┌──

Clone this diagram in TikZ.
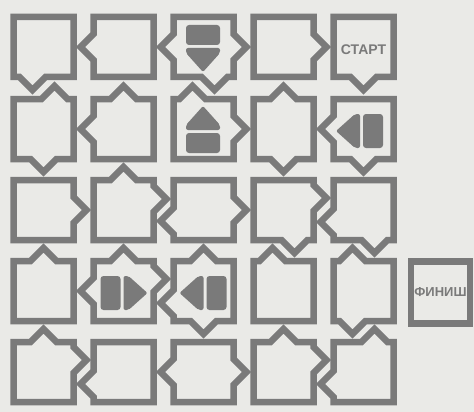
\documentclass[tikz,border=0pt]{standalone}
\usepackage{fontspec}
\setmainfont{Liberation Sans}
\definecolor{mazegray}{RGB}{122,122,122}
\definecolor{paper}{RGB}{234,234,231}
\begin{document}
\begin{tikzpicture}[x=1pt, y=-1pt, font=\bfseries]
        \tikzset{wall/.style={draw=mazegray, line width=6.5pt, line join=miter},
            blot/.style={fill=mazegray},
            north tip/.code={\def\nOff{#1}\def\nDep{13}},
            east tip/.code={\def\eOff{#1}\def\eDep{13}},
            south tip/.code={\def\sOff{#1}\def\sDep{13}},
            west tip/.code={\def\wOff{#1}\def\wDep{13}},
            cell/.pic={\coordinate (-c) at (0,0);
                \draw[wall] (-30,-30) -- (\nOff-13,-30) -- (\nOff,-30-\nDep) -- (\nOff+13,-30) -- (30,-30)
                    -- (30,\eOff-13) -- (30+\eDep,\eOff) -- (30,\eOff+13) -- (30,30)
                    -- (\sOff+13,30) -- (\sOff,30+\sDep) -- (\sOff-13,30) -- (-30,30)
                    -- (-30,\wOff+13) -- (-30-\wDep,\wOff) -- (-30,\wOff-13) -- cycle;},
            pair/.pic={\coordinate (-c) at (0,0);
                \fill[blot, rounded corners=3pt] (-23,-17) rectangle (-3,17);
                \fill[blot, rounded corners=2pt] (0,-17) -- (5,-17) -- (24,0) -- (5,17) -- (0,17) -- cycle;},
            goalbox/.style={draw=mazegray, line width=6.5pt, minimum width=59pt, minimum height=62pt, inner sep=0pt,
                text=mazegray, font=\fontsize{13}{13}\selectfont\bfseries}}
        \def\nOff{0}\def\nDep{0}\def\eOff{0}\def\eDep{0}
        \def\sOff{0}\def\sDep{0}\def\wOff{0}\def\wDep{0}
        \useasboundingbox (0,0) rectangle (474,412);
        \fill[paper] (0,0) rectangle (474,412);

        \pic[south tip=-11] (c11) at (43.5,47) {cell};
        \pic[west tip=0] (c12) at (123.5,47) {cell};
        \pic[west tip=0, east tip=0, south tip=11] (c13) at (203.5,47) {cell};
        \pic[east tip=0] (c14) at (283.5,47) {cell};
        \pic[south tip=0] (c15) at (363.5,47) {cell};

        \pic[north tip=11, south tip=0] (c21) at (43.5,129) {cell};
        \pic[north tip=0, west tip=0] (c22) at (123.5,129) {cell};
        \pic[north tip=-11, east tip=0] (c23) at (203.5,129) {cell};
        \pic[north tip=0, south tip=0] (c24) at (283.5,129) {cell};
        \pic[west tip=0, south tip=0] (c25) at (363.5,129) {cell};

        \pic[east tip=0] (c31) at (43.5,210) {cell};
        \pic[north tip=0, east tip=-11] (c32) at (123.5,210) {cell};
        \pic[west tip=11, east tip=0] (c33) at (203.5,210) {cell};
        \pic[east tip=-12, south tip=11] (c34) at (283.5,210) {cell};
        \pic[west tip=12, south tip=11] (c35) at (363.5,210) {cell};

        \pic[north tip=0] (c41) at (43.5,291) {cell};
        \pic[north tip=0, west tip=0, east tip=-12] (c42) at (123.5,291) {cell};
        \pic[north tip=0, west tip=12, south tip=0] (c43) at (203.5,291) {cell};
        \pic[north tip=-11] (c44) at (283.5,291) {cell};
        \pic[north tip=-11, south tip=-11] (c45) at (363.5,291) {cell};

        \pic[north tip=0, east tip=-12] (c51) at (43.5,372) {cell};
        \pic[west tip=12] (c52) at (123.5,372) {cell};
        \pic[west tip=0, east tip=0] (c53) at (203.5,372) {cell};
        \pic[north tip=0, east tip=-12] (c54) at (283.5,372) {cell};
        \pic[north tip=11, west tip=12] (c55) at (363.5,372) {cell};

        \pic[rotate=-90] (down) at (203,48) {pair};
        \pic[rotate=90] (up) at (203,130) {pair};
        \pic[rotate=180] (back1) at (360,131) {pair};
        \pic (fwd) at (123.5,293) {pair};
        \pic[rotate=180] (back2) at (203.5,293) {pair};

        \node[text=mazegray, font=\fontsize{14}{14}\selectfont\bfseries] (start) at (363.5,50) {СТАРТ};
        \node[goalbox] (finish) at (440.5,292.5) {ФИНИШ};
\end{tikzpicture}
\end{document}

└──

▶ _Required task_: Reproduce the material above from its first line through the line containing "tip=0] (c15) at", both ends included, and skip every picture.

▶ _Result of the exercise_:
Clone this diagram in TikZ.
\documentclass[tikz,border=0pt]{standalone}
\usepackage{fontspec}
\setmainfont{Liberation Sans}
\definecolor{mazegray}{RGB}{122,122,122}
\definecolor{paper}{RGB}{234,234,231}
\begin{document}
\begin{tikzpicture}[x=1pt, y=-1pt, font=\bfseries]
        \tikzset{wall/.style={draw=mazegray, line width=6.5pt, line join=miter},
            blot/.style={fill=mazegray},
            north tip/.code={\def\nOff{#1}\def\nDep{13}},
            east tip/.code={\def\eOff{#1}\def\eDep{13}},
            south tip/.code={\def\sOff{#1}\def\sDep{13}},
            west tip/.code={\def\wOff{#1}\def\wDep{13}},
            cell/.pic={\coordinate (-c) at (0,0);
                \draw[wall] (-30,-30) -- (\nOff-13,-30) -- (\nOff,-30-\nDep) -- (\nOff+13,-30) -- (30,-30)
                    -- (30,\eOff-13) -- (30+\eDep,\eOff) -- (30,\eOff+13) -- (30,30)
                    -- (\sOff+13,30) -- (\sOff,30+\sDep) -- (\sOff-13,30) -- (-30,30)
                    -- (-30,\wOff+13) -- (-30-\wDep,\wOff) -- (-30,\wOff-13) -- cycle;},
            pair/.pic={\coordinate (-c) at (0,0);
                \fill[blot, rounded corners=3pt] (-23,-17) rectangle (-3,17);
                \fill[blot, rounded corners=2pt] (0,-17) -- (5,-17) -- (24,0) -- (5,17) -- (0,17) -- cycle;},
            goalbox/.style={draw=mazegray, line width=6.5pt, minimum width=59pt, minimum height=62pt, inner sep=0pt,
                text=mazegray, font=\fontsize{13}{13}\selectfont\bfseries}}
        \def\nOff{0}\def\nDep{0}\def\eOff{0}\def\eDep{0}
        \def\sOff{0}\def\sDep{0}\def\wOff{0}\def\wDep{0}
        \useasboundingbox (0,0) rectangle (474,412);
        \fill[paper] (0,0) rectangle (474,412);

        \pic[south tip=-11] (c11) at (43.5,47) {cell};
        \pic[west tip=0] (c12) at (123.5,47) {cell};
        \pic[west tip=0, east tip=0, south tip=11] (c13) at (203.5,47) {cell};
        \pic[east tip=0] (c14) at (283.5,47) {cell};
        \pic[south tip=0] (c15) at (363.5,47) {cell};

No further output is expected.